> Work required
Copy the data precisely, character for character, and leave out every picture.
- - -
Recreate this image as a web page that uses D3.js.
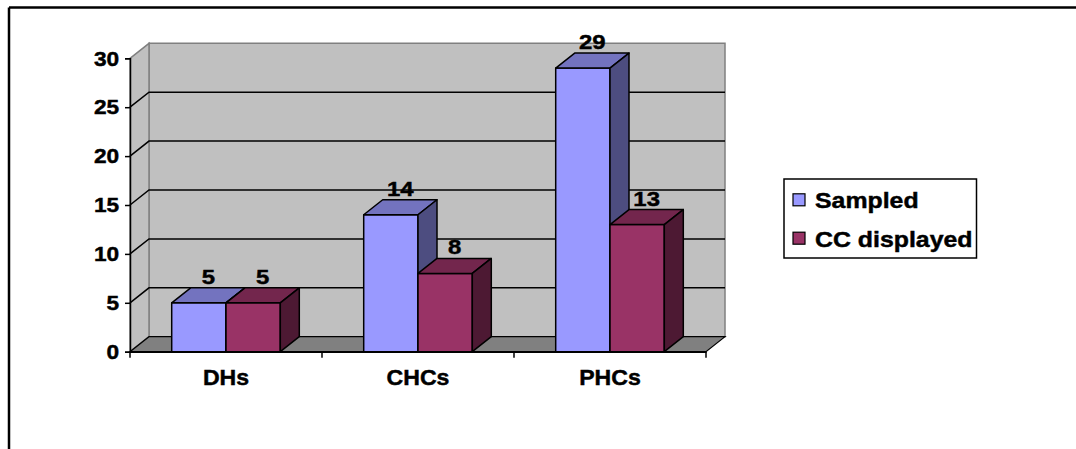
<!DOCTYPE html>
<html>
<head>
<meta charset="utf-8">
<script src="https://cdn.jsdelivr.net/npm/d3@7"></script>
<style>
  html, body { margin: 0; padding: 0; background: #fff; }
  svg { display: block; }
  text { font-family: "Liberation Sans", Arial, sans-serif; font-weight: bold; fill: #000;
         stroke: #000; stroke-width: 0.45px; }
</style>
</head>
<body>
<svg id="chart" width="1076" height="449"></svg>
<script>
// Data
const categories = ["DHs", "CHCs", "PHCs"];
const seriesNames = ["Sampled", "CC displayed"];
const sampled = [5, 14, 29];
const ccDisplayed = [5, 8, 13];
const yTicks = [0, 5, 10, 15, 20, 25, 30];

// Face colours per series: front, top, side
const palette = {
  "Sampled": { front: "#9999FF", top: "#7373BF", side: "#4D4D80" },
  "CC displayed": { front: "#993366", top: "#73264D", side: "#4D1933" }
};

const svg = d3.select("#chart");
const W = 1076, H = 449;

// Plot geometry (front plane) and 3D depth offset
const plotL = 130, plotR = 706, plotB = 351.7, plotT = 58.3;
const dx = 19, dy = -15;

const x = d3.scaleBand().domain(categories).range([plotL, plotR]).padding(0);
const xs = d3.scaleBand().domain(seriesNames).range([0, x.bandwidth()])
  .paddingInner(0).paddingOuter(0.768);
const y = d3.scaleLinear().domain([0, 30]).range([plotB, plotT]);

const rows = categories.map((c, i) => ({
  cat: c,
  vals: [
    { name: "Sampled", value: sampled[i] },
    { name: "CC displayed", value: ccDisplayed[i] }
  ]
}));

// Outer frame (top and left edges visible)
svg.append("line").attr("x1", 9).attr("y1", 7.5).attr("x2", W).attr("y2", 7.5)
  .attr("stroke", "#000").attr("stroke-width", 2.5);
svg.append("line").attr("x1", 9).attr("y1", 7.5).attr("x2", 9).attr("y2", H)
  .attr("stroke", "#000").attr("stroke-width", 2.5);

const g = svg.append("g");
const pts = p => p.map(d => d.join(",")).join(" ");

// Back wall
g.append("polygon")
  .attr("points", pts([[plotL + dx, y(30) + dy], [plotR + dx, y(30) + dy], [plotR + dx, y(0) + dy], [plotL + dx, y(0) + dy]]))
  .attr("fill", "#C0C0C0").attr("stroke", "#808080").attr("stroke-width", 1.5);
// Side wall
g.append("polygon")
  .attr("points", pts([[plotL, y(30)], [plotL + dx, y(30) + dy], [plotL + dx, y(0) + dy], [plotL, y(0)]]))
  .attr("fill", "#C0C0C0").attr("stroke", "#808080").attr("stroke-width", 1.5);
// Floor
g.append("polygon")
  .attr("points", pts([[plotL, y(0)], [plotR, y(0)], [plotR + dx, y(0) + dy], [plotL + dx, y(0) + dy]]))
  .attr("fill", "#808080").attr("stroke", "#000").attr("stroke-width", 1.2);

// Gridlines: diagonal on the side wall, horizontal on the back wall
yTicks.filter(t => t > 0 && t < 30).forEach(t => {
  g.append("polyline")
    .attr("points", pts([[plotL, y(t)], [plotL + dx, y(t) + dy], [plotR + dx, y(t) + dy]]))
    .attr("fill", "none").attr("stroke", "#000").attr("stroke-width", 1.5);
});

// Axes
const yAxis = d3.axisLeft(y).tickValues(yTicks).tickSize(5).tickPadding(5);
const yg = g.append("g").attr("transform", `translate(${plotL},0)`).call(yAxis);
yg.select(".domain").attr("stroke", "#000").attr("stroke-width", 1.5);
yg.selectAll(".tick line").attr("stroke", "#000").attr("stroke-width", 1.5);
yg.selectAll(".tick text").attr("font-size", 21).attr("font-family", null).attr("fill", "#000")
  .attr("transform", "scale(1.08,1)");

const xAxis = d3.axisBottom(x).tickSize(0).tickPadding(17.7);
const xg = g.append("g").attr("transform", `translate(0,${plotB})`).call(xAxis);
xg.select(".domain").attr("stroke", "#000").attr("stroke-width", 1.5);
xg.selectAll(".tick text").attr("font-size", 22).attr("font-family", null).attr("fill", "#000")
  .attr("transform", "scale(1.05,1)");
// Category separators below the axis
const sepPos = [plotL].concat(categories.map(c => x(c) + x.bandwidth()));
xg.selectAll(".sep").data(sepPos).enter().append("line")
  .attr("x1", d => d).attr("x2", d => d).attr("y1", 0).attr("y2", 6)
  .attr("stroke", "#000").attr("stroke-width", 1.5);

// 3D columns
const bars = g.append("g");
rows.forEach(r => {
  r.vals.forEach(v => {
    const x0 = x(r.cat) + xs(v.name), x1 = x0 + xs.bandwidth();
    const yt = y(v.value), yb = y(0);
    const c = palette[v.name];
    const bg = bars.append("g").attr("stroke", "#000").attr("stroke-width", 1.5).attr("stroke-linejoin", "round");
    bg.append("polygon").attr("fill", c.front)
      .attr("points", pts([[x0, yt], [x1, yt], [x1, yb], [x0, yb]]));
    bg.append("polygon").attr("fill", c.top)
      .attr("points", pts([[x0, yt], [x0 + dx, yt + dy], [x1 + dx, yt + dy], [x1, yt]]));
    bg.append("polygon").attr("fill", c.side)
      .attr("points", pts([[x1, yt], [x1 + dx, yt + dy], [x1 + dx, yb + dy], [x1, yb]]));
  });
});

// Value labels
rows.forEach(r => {
  r.vals.forEach(v => {
    const cx = x(r.cat) + xs(v.name) + xs.bandwidth() / 2 + dx / 2;
    g.append("text")
      .attr("transform", `translate(${cx},${y(v.value) + dy - 4}) scale(1.14,1)`)
      .attr("text-anchor", "middle").attr("font-size", 21)
      .text(v.value);
  });
});

// Legend
const lg = svg.append("g");
lg.append("rect").attr("x", 784).attr("y", 179).attr("width", 192.5).attr("height", 79)
  .attr("fill", "#fff").attr("stroke", "#000").attr("stroke-width", 1.5);
seriesNames.forEach((s, i) => {
  const base = 208.3 + i * 38.4;
  lg.append("rect").attr("x", 793).attr("y", base - 14.5).attr("width", 12).attr("height", 12)
    .attr("fill", palette[s].front).attr("stroke", "#000").attr("stroke-width", 1.2);
  lg.append("text").attr("transform", `translate(815,${base}) scale(1.13,1)`)
    .attr("font-size", 22).text(s);
});
</script>
</body>
</html>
- - -
> Problem solution
Recreate this image as a web page that uses D3.js.
<!DOCTYPE html>
<html>
<head>
<meta charset="utf-8">
<script src="https://cdn.jsdelivr.net/npm/d3@7"></script>
<style>
  html, body { margin: 0; padding: 0; background: #fff; }
  svg { display: block; }
  text { font-family: "Liberation Sans", Arial, sans-serif; font-weight: bold; fill: #000;
         stroke: #000; stroke-width: 0.45px; }
</style>
</head>
<body>
<svg id="chart" width="1076" height="449"></svg>
<script>
// Data
const categories = ["DHs", "CHCs", "PHCs"];
const seriesNames = ["Sampled", "CC displayed"];
const sampled = [5, 14, 29];
const ccDisplayed = [5, 8, 13];
const yTicks = [0, 5, 10, 15, 20, 25, 30];

// Face colours per series: front, top, side
const palette = {
  "Sampled": { front: "#9999FF", top: "#7373BF", side: "#4D4D80" },
  "CC displayed": { front: "#993366", top: "#73264D", side: "#4D1933" }
};

const svg = d3.select("#chart");
const W = 1076, H = 449;

// Plot geometry (front plane) and 3D depth offset
const plotL = 130, plotR = 706, plotB = 351.7, plotT = 58.3;
const dx = 19, dy = -15;

const x = d3.scaleBand().domain(categories).range([plotL, plotR]).padding(0);
const xs = d3.scaleBand().domain(seriesNames).range([0, x.bandwidth()])
  .paddingInner(0).paddingOuter(0.768);
const y = d3.scaleLinear().domain([0, 30]).range([plotB, plotT]);

const rows = categories.map((c, i) => ({
  cat: c,
  vals: [
    { name: "Sampled", value: sampled[i] },
    { name: "CC displayed", value: ccDisplayed[i] }
  ]
}));

// Outer frame (top and left edges visible)
svg.append("line").attr("x1", 9).attr("y1", 7.5).attr("x2", W).attr("y2", 7.5)
  .attr("stroke", "#000").attr("stroke-width", 2.5);
svg.append("line").attr("x1", 9).attr("y1", 7.5).attr("x2", 9).attr("y2", H)
  .attr("stroke", "#000").attr("stroke-width", 2.5);

const g = svg.append("g");
const pts = p => p.map(d => d.join(",")).join(" ");

// Back wall
g.append("polygon")
  .attr("points", pts([[plotL + dx, y(30) + dy], [plotR + dx, y(30) + dy], [plotR + dx, y(0) + dy], [plotL + dx, y(0) + dy]]))
  .attr("fill", "#C0C0C0").attr("stroke", "#808080").attr("stroke-width", 1.5);
// Side wall
g.append("polygon")
  .attr("points", pts([[plotL, y(30)], [plotL + dx, y(30) + dy], [plotL + dx, y(0) + dy], [plotL, y(0)]]))
  .attr("fill", "#C0C0C0").attr("stroke", "#808080").attr("stroke-width", 1.5);
// Floor
g.append("polygon")
  .attr("points", pts([[plotL, y(0)], [plotR, y(0)], [plotR + dx, y(0) + dy], [plotL + dx, y(0) + dy]]))
  .attr("fill", "#808080").attr("stroke", "#000").attr("stroke-width", 1.2);

// Gridlines: diagonal on the side wall, horizontal on the back wall
yTicks.filter(t => t > 0 && t < 30).forEach(t => {
  g.append("polyline")
    .attr("points", pts([[plotL, y(t)], [plotL + dx, y(t) + dy], [plotR + dx, y(t) + dy]]))
    .attr("fill", "none").attr("stroke", "#000").attr("stroke-width", 1.5);
});

// Axes
const yAxis = d3.axisLeft(y).tickValues(yTicks).tickSize(5).tickPadding(5);
const yg = g.append("g").attr("transform", `translate(${plotL},0)`).call(yAxis);
yg.select(".domain").attr("stroke", "#000").attr("stroke-width", 1.5);
yg.selectAll(".tick line").attr("stroke", "#000").attr("stroke-width", 1.5);
yg.selectAll(".tick text").attr("font-size", 21).attr("font-family", null).attr("fill", "#000")
  .attr("transform", "scale(1.08,1)");

const xAxis = d3.axisBottom(x).tickSize(0).tickPadding(17.7);
const xg = g.append("g").attr("transform", `translate(0,${plotB})`).call(xAxis);
xg.select(".domain").attr("stroke", "#000").attr("stroke-width", 1.5);
xg.selectAll(".tick text").attr("font-size", 22).attr("font-family", null).attr("fill", "#000")
  .attr("transform", "scale(1.05,1)");
// Category separators below the axis
const sepPos = [plotL].concat(categories.map(c => x(c) + x.bandwidth()));
xg.selectAll(".sep").data(sepPos).enter().append("line")
  .attr("x1", d => d).attr("x2", d => d).attr("y1", 0).attr("y2", 6)
  .attr("stroke", "#000").attr("stroke-width", 1.5);

// 3D columns
const bars = g.append("g");
rows.forEach(r => {
  r.vals.forEach(v => {
    const x0 = x(r.cat) + xs(v.name), x1 = x0 + xs.bandwidth();
    const yt = y(v.value), yb = y(0);
    const c = palette[v.name];
    const bg = bars.append("g").attr("stroke", "#000").attr("stroke-width", 1.5).attr("stroke-linejoin", "round");
    bg.append("polygon").attr("fill", c.front)
      .attr("points", pts([[x0, yt], [x1, yt], [x1, yb], [x0, yb]]));
    bg.append("polygon").attr("fill", c.top)
      .attr("points", pts([[x0, yt], [x0 + dx, yt + dy], [x1 + dx, yt + dy], [x1, yt]]));
    bg.append("polygon").attr("fill", c.side)
      .attr("points", pts([[x1, yt], [x1 + dx, yt + dy], [x1 + dx, yb + dy], [x1, yb]]));
  });
});

// Value labels
rows.forEach(r => {
  r.vals.forEach(v => {
    const cx = x(r.cat) + xs(v.name) + xs.bandwidth() / 2 + dx / 2;
    g.append("text")
      .attr("transform", `translate(${cx},${y(v.value) + dy - 4}) scale(1.14,1)`)
      .attr("text-anchor", "middle").attr("font-size", 21)
      .text(v.value);
  });
});

// Legend
const lg = svg.append("g");
lg.append("rect").attr("x", 784).attr("y", 179).attr("width", 192.5).attr("height", 79)
  .attr("fill", "#fff").attr("stroke", "#000").attr("stroke-width", 1.5);
seriesNames.forEach((s, i) => {
  const base = 208.3 + i * 38.4;
  lg.append("rect").attr("x", 793).attr("y", base - 14.5).attr("width", 12).attr("height", 12)
    .attr("fill", palette[s].front).attr("stroke", "#000").attr("stroke-width", 1.2);
  lg.append("text").attr("transform", `translate(815,${base}) scale(1.13,1)`)
    .attr("font-size", 22).text(s);
});
</script>
</body>
</html>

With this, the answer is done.